● Instruction
Tally the lines below that contain "script". The number is the whole answer.

● Material to process
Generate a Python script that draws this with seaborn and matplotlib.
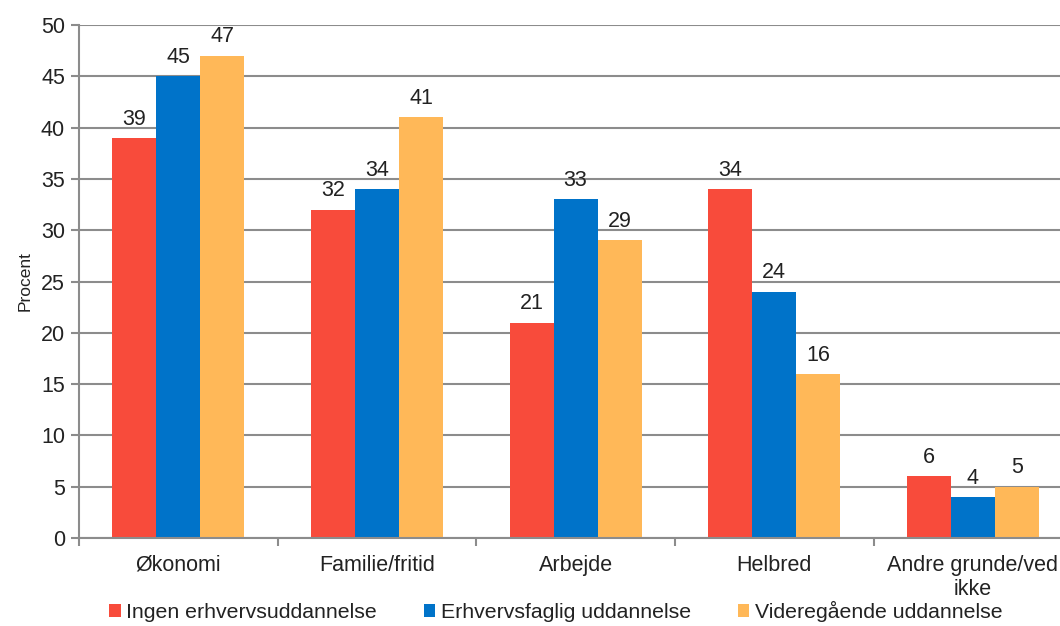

--

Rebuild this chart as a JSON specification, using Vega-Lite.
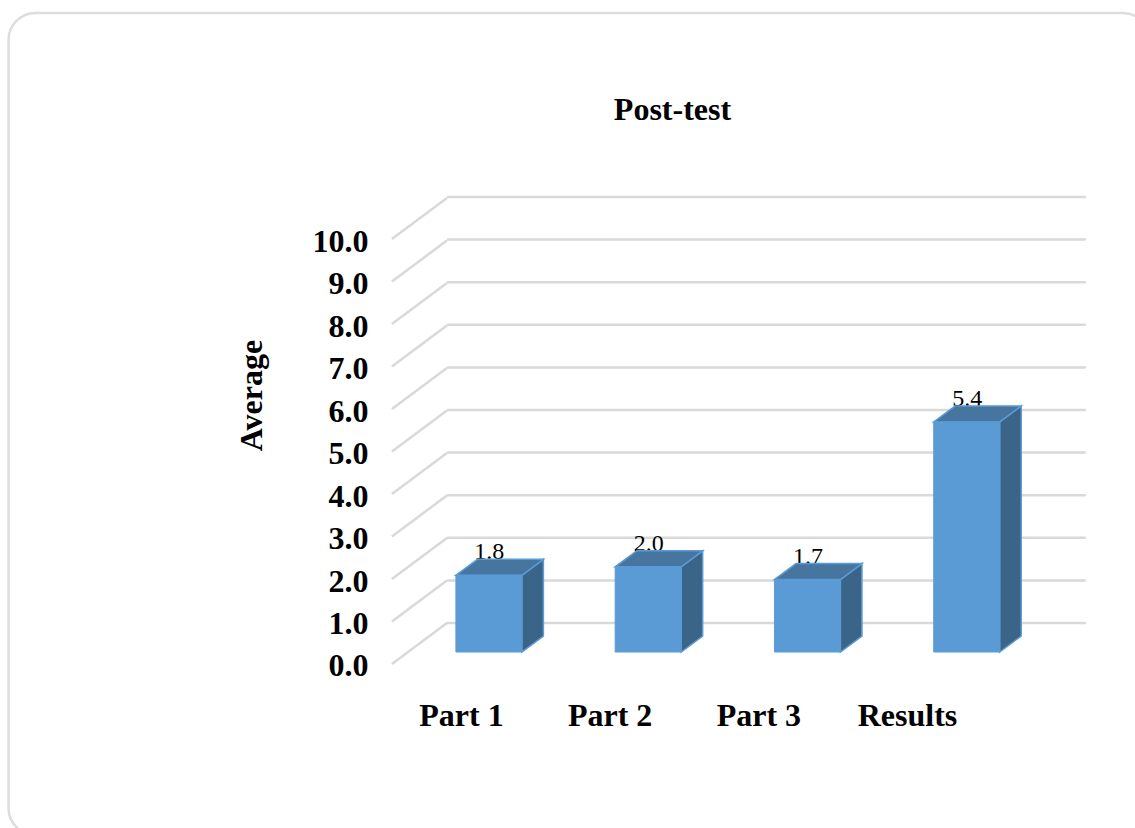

...

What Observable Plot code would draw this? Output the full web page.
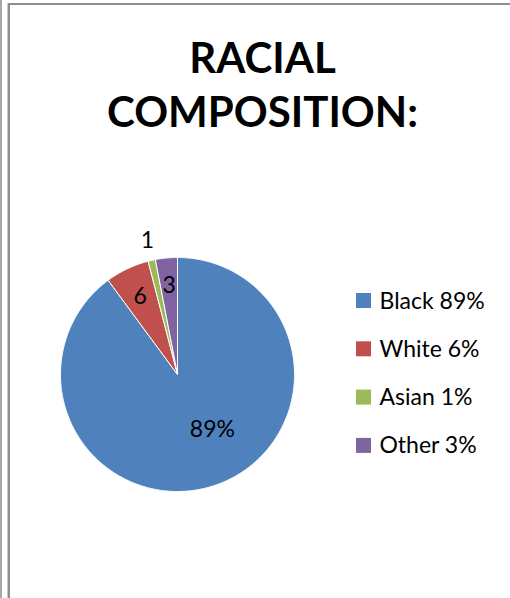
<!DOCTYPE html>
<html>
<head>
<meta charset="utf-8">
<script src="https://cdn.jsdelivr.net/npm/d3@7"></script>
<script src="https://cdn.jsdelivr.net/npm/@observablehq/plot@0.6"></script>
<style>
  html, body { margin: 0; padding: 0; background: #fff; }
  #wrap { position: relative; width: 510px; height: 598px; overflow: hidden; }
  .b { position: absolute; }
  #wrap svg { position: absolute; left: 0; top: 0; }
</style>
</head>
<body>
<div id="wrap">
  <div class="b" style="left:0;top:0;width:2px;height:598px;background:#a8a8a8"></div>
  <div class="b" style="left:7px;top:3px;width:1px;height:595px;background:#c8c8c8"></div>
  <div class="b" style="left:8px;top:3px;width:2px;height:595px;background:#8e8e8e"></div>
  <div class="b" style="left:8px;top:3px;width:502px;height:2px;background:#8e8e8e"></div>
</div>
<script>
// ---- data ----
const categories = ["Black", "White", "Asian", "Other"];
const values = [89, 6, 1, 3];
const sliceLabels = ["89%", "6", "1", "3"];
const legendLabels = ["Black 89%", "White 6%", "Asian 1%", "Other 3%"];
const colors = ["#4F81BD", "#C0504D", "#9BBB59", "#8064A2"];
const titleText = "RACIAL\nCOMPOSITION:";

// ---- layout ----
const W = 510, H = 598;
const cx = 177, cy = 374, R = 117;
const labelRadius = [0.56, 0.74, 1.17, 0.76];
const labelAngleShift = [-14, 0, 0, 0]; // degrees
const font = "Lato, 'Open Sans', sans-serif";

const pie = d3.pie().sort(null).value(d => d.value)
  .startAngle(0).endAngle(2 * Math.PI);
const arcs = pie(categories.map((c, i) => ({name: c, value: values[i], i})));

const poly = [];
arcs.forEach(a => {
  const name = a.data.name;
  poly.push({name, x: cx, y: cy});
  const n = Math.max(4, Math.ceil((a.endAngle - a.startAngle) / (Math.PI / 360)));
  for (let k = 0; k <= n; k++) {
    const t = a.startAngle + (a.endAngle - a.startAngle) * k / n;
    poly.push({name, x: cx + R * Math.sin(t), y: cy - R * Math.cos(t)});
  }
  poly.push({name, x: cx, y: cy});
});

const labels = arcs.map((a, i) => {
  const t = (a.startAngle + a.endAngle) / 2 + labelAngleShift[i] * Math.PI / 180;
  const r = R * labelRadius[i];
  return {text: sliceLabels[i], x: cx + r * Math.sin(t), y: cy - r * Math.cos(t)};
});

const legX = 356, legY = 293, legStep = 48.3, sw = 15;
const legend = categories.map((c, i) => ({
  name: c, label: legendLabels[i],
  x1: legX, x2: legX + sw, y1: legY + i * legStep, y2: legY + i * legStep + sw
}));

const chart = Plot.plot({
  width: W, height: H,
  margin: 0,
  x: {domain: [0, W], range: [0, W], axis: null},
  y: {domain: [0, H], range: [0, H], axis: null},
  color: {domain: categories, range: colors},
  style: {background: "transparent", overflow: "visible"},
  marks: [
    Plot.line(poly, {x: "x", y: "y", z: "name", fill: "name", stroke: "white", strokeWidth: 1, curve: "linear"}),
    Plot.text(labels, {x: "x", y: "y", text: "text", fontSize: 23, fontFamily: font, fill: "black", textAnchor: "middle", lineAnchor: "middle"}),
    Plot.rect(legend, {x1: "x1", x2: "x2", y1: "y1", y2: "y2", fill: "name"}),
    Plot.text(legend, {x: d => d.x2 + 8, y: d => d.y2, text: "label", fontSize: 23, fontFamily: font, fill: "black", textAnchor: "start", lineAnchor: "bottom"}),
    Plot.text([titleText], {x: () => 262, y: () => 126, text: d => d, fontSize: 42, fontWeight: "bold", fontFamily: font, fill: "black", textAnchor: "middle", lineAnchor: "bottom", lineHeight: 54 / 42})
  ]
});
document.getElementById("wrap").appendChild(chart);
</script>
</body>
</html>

● Exercise solution
5